I want to get the fields of model_tree into an object.
<form>
<model_trees>
<entry>
<tree_kind>kind</tree_kind>
<age>10</age>
</entry>
</model_trees>
</form>
@JsonIgnoreProperties(ignoreUnknown=true)
@JacksonXmlRootElement(localName = "model_trees")
public class ModelTrees extends BaseEntity {
@JacksonXmlProperty(localName = "tree_kind")
private String treeKind;
@JacksonXmlProperty
private int age;
}
Is there a way to not create additional classes for "form"/"entry" elements?

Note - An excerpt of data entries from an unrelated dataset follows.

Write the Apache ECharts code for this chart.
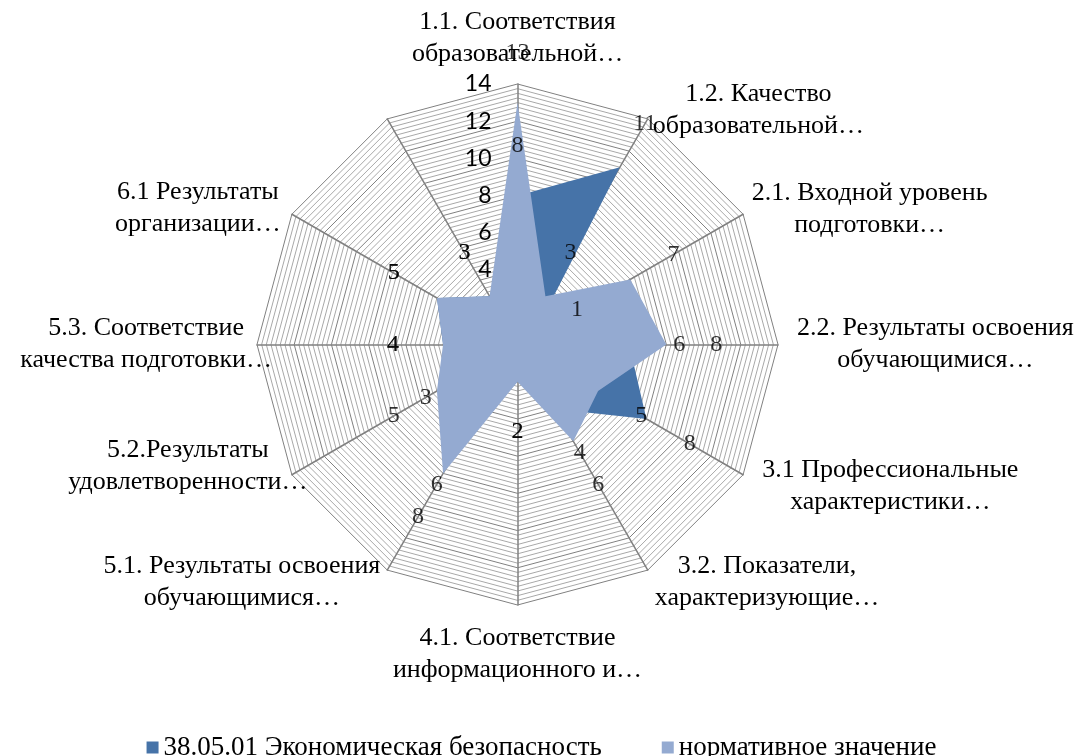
<!DOCTYPE html>
<html>
<head>
<meta charset="utf-8">
<script src="https://cdn.jsdelivr.net/npm/echarts@6/dist/echarts.min.js"></script>
<style>
html, body { margin: 0; padding: 0; background: #fff; }
#chart { width: 1083px; height: 756px; }
</style>
</head>
<body>
<div id="chart"></div>
<script>
const categories = [
    '1.1. Соответствия\nобразовательной…',
    '1.2. Качество\nобразовательной…',
    '2.1. Входной уровень\nподготовки…',
    '2.2. Результаты освоения\nобучающимися…',
    '3.1 Профессиональные\nхарактеристики…',
    '3.2. Показатели,\nхарактеризующие…',
    '4.1. Соответствие\nинформационного и…',
    '5.1. Результаты освоения\nобучающимися…',
    '5.2.Результаты\nудовлетворенности…',
    '5.3. Соответствие\nкачества подготовки…',
    '6.1 Результаты\nорганизации…',
    ''
];
const seriesNames = ['38.05.01 Экономическая безопасность', 'нормативное значение'];
const programValues = [8, 11, 1, 6, 8, 4, 2, 6, 3, 4, 5, 3];
const normValues = [13, 3, 7, 8, 5, 6, 2, 8, 5, 4, 5, 3];
const axisMin = 0;
const axisMax = 14;

const darkBlue = '#4673A8';
const lightBlue = '#94AAD1';
const center = [517.5, 344.5];
const radius = 260.5;
const serif = 'Liberation Serif';
const nameGaps = [14, 10, 10, 19, 22, 14, 17, 14, -18, -15, 13, 10];

// echarts radar goes counter-clockwise, excel goes clockwise
const order = [0].concat(categories.map((c, i) => i).slice(1).reverse());
const pick = arr => order.map(i => arr[i]);

// minor ring every 0.25, darker ring every 2
const ringColors = ['#808080', '#a8a8a8', '#a8a8a8', '#a8a8a8', '#a8a8a8', '#a8a8a8', '#a8a8a8', '#a8a8a8'];

const labelShift = 50;
const labelData = vals => vals.map((v, i) => {
    const a = i * 360 / categories.length;
    const rad = a * Math.PI / 180;
    return {
        value: [v, a],
        label: {offset: [labelShift * Math.sin(rad), -labelShift * Math.cos(rad)]}
    };
});

const valueLabel = {
    show: true, position: 'inside', color: '#000', textBorderWidth: 0,
    fontFamily: serif, fontSize: 24,
    formatter: p => p.value[0]
};

const chart = echarts.init(document.getElementById('chart'));
chart.setOption({
    animation: false,
    legend: {
        data: seriesNames,
        top: 729,
        left: 'center',
        icon: 'rect',
        itemWidth: 12,
        itemHeight: 12,
        itemGap: 60,
        textStyle: {color: '#000', fontFamily: serif, fontSize: 27}
    },
    radar: {
        center: center,
        radius: radius,
        startAngle: 90,
        shape: 'polygon',
        splitNumber: 56,
        indicator: order.map((i, k) => {
            const ind = {name: categories[i], min: axisMin, max: axisMax, nameGap: nameGaps[i]};
            if (k > 0) ind.axisLabel = {show: false};
            return ind;
        }),
        axisName: {
            color: '#000',
            fontFamily: serif,
            fontSize: 26,
            lineHeight: 32,
            formatter: name => name ? name.split('\n').map(s => '{c|' + s + '}').join('\n') : '',
            rich: {
                c: {align: 'center', color: '#000', fontFamily: serif, fontSize: 26, lineHeight: 32}
            }
        },
        axisLine: {lineStyle: {color: '#808080', width: 1.5}},
        splitLine: {lineStyle: {color: ringColors, width: 1}},
        splitArea: {show: false},
        axisTick: {show: false},
        axisLabel: {
            show: true,
            margin: 26,
            color: '#000',
            fontFamily: 'Lato',
            fontSize: 23,
            formatter: v => (Math.abs(v / 2 - Math.round(v / 2)) < 1e-6 ? String(Math.round(v)) : '')
        }
    },
    polar: {center: center, radius: radius},
    angleAxis: {type: 'value', min: 0, max: 360, startAngle: 90, clockwise: true, show: false},
    radiusAxis: {type: 'value', min: axisMin, max: axisMax, show: false},
    series: [
        {
            type: 'radar',
            symbol: 'none',
            lineStyle: {width: 0, opacity: 0},
            data: [
                {
                    name: seriesNames[0],
                    value: pick(programValues),
                    itemStyle: {color: darkBlue},
                    areaStyle: {color: darkBlue, opacity: 1}
                },
                {
                    name: seriesNames[1],
                    value: pick(normValues),
                    itemStyle: {color: lightBlue},
                    areaStyle: {color: lightBlue, opacity: 1}
                }
            ]
        },
        {
            type: 'scatter',
            coordinateSystem: 'polar',
            symbolSize: 1,
            itemStyle: {color: 'rgba(0,0,0,0)'},
            silent: true,
            z: 10,
            label: valueLabel,
            data: labelData(programValues)
        },
        {
            type: 'scatter',
            coordinateSystem: 'polar',
            symbolSize: 1,
            itemStyle: {color: 'rgba(0,0,0,0)'},
            silent: true,
            z: 10,
            label: valueLabel,
            data: labelData(normValues)
        }
    ]
});
</script>
</body>
</html>
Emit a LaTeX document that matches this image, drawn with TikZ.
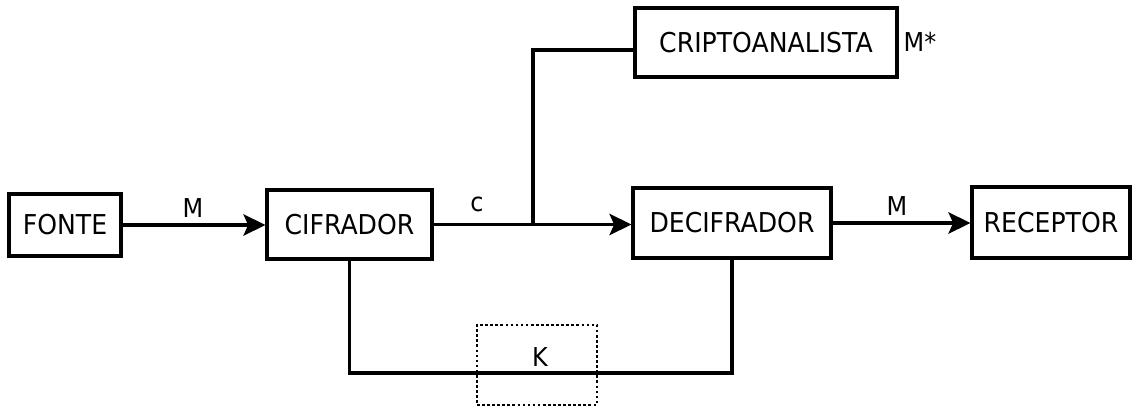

CodePudding user response:
try a custom deserializer, e.g.
class DeSerializer extends StdDeserializer<ModelTrees> {
protected DeSerializer() {
super(ModelTrees.class);
}
@Override
public ModelTrees deserialize(JsonParser jp, DeserializationContext ctxt) throws IOException, JsonProcessingException {
JsonNode node = jp.getCodec().readTree(jp);
JsonNode treesNode = node.get("model_trees");
JsonNode entryNode = treesNode.get("entry");
return new ModelTrees(entryNode.get("tree_kind").textValue(), entryNode.get("age").asInt());
}
}
Model class:
public class ModelTrees {
private String treeKind;
private int age;
public ModelTrees(String treeKind, int age) {
this.treeKind = treeKind;
this.age = age;
}
}
Register custom mapper:
XmlMapper mapper = new XmlMapper();
SimpleModule module = new SimpleModule("configModule", com.fasterxml.jackson.core.Version.unknownVersion());
module.addDeserializer(ModelTrees.class, new DeSerializer());
mapper.registerModule(module);